Only a handful would qualify, the competition is so high. Cargo bikes transporting pizza boxes and hay bales and your bog-standard messengers racing the course, carrying their lightweight manifest sheet. Meanwhile, back at the gathering point, beer and t-shirts are the main interest. One group arrived with a simple, desktop, silk screening process and were creating custom t-shirts on the spot for the riders. Donations accepted, which was brilliantly generous. Everybody could go home with something unique to the event.
And, while riders sweated their way around the course, there was a hot meal to enjoy. Or another beer. Or there was shade to enjoy while watching the others suffer.

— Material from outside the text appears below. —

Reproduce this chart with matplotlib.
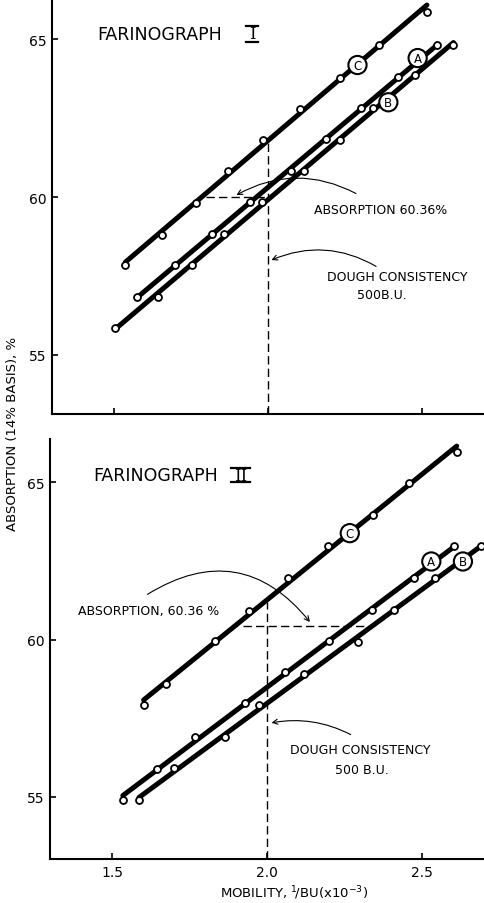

Truth is, the main race is something that is highly supportive, without knowing who is leading. You stand and shoot, but, while the winner might be known, it is not something that is common knowledge during the race. In fact, it ended and it would be a couple of weeks before the final finish list would be available.
Bullitt bikes took the cargo category. Denmark took the individual title. But there is no podium event at the Championships. The organisers are far too busy trying to mover people along to the next event. The track stand.
If anybody has seen gathering of messengers on fixies then, observe for a few minutes and somebody will be doing attack stand; that balancing act where they stand immobile on the pavement. Messengers practice this at traffic lights, open spaces, when meeting colleagues or just wasting time between runs. Now put 100-ofdd into an open space and start. The competition is simple, at the outset. Just stand still. After ass minute, one hand comes off the handlebars – and you see the competition thin considerably. Then both hands have to be removed and, within seconds, the competition is down to a small handful – and that will thin fast. Balancing with just your feet is as hard as it sounds.
But there is real skill, on display. Riders who go hands-free from the first whistle. Riders who can reposition themselves, while on the bike, and reverse their position so they sit on their handlebars. The final two came down to a mind game, as one rider slowly stripped off his exctgvas. The unrequited backpack was jettisoned, then, over 30 seconds, he managed to pull off his jersey. It all seemed so intimidating. Until the reply. His opponent simply opened his jersey, pulled it off and that was done. It was a complete psyche and the event was over seconds later.
The Championships were ending fast, now. I had a Thalys to take me back to Brussels and could only watch as the last events were being pushed and shoved into place. I slipped to one side, pulled my messenger bag onto my shoulders and pulled the strap tight. The bike beneath me and I was gone, hoping to be at the station in time, and convinced this was one of the best events I have ever ridden. Competition, the final standings, are so less important here, despite everybody wanting to win, or perform well. It is, in truth, closer to what we have all been told throughout our lives – that it is participating that is important. Messengers have this nailed.
Next year, the CMWC moves back to North America and is being hosted in Montreal. Riga, Latvia, won the battle for 2018. Meanwhile, if Montreal might be too far for some in Europe, then there are the European Championships in Vienna, Austria, next year. I have been online, looking at the city, and they have some stunning backdrops for the races.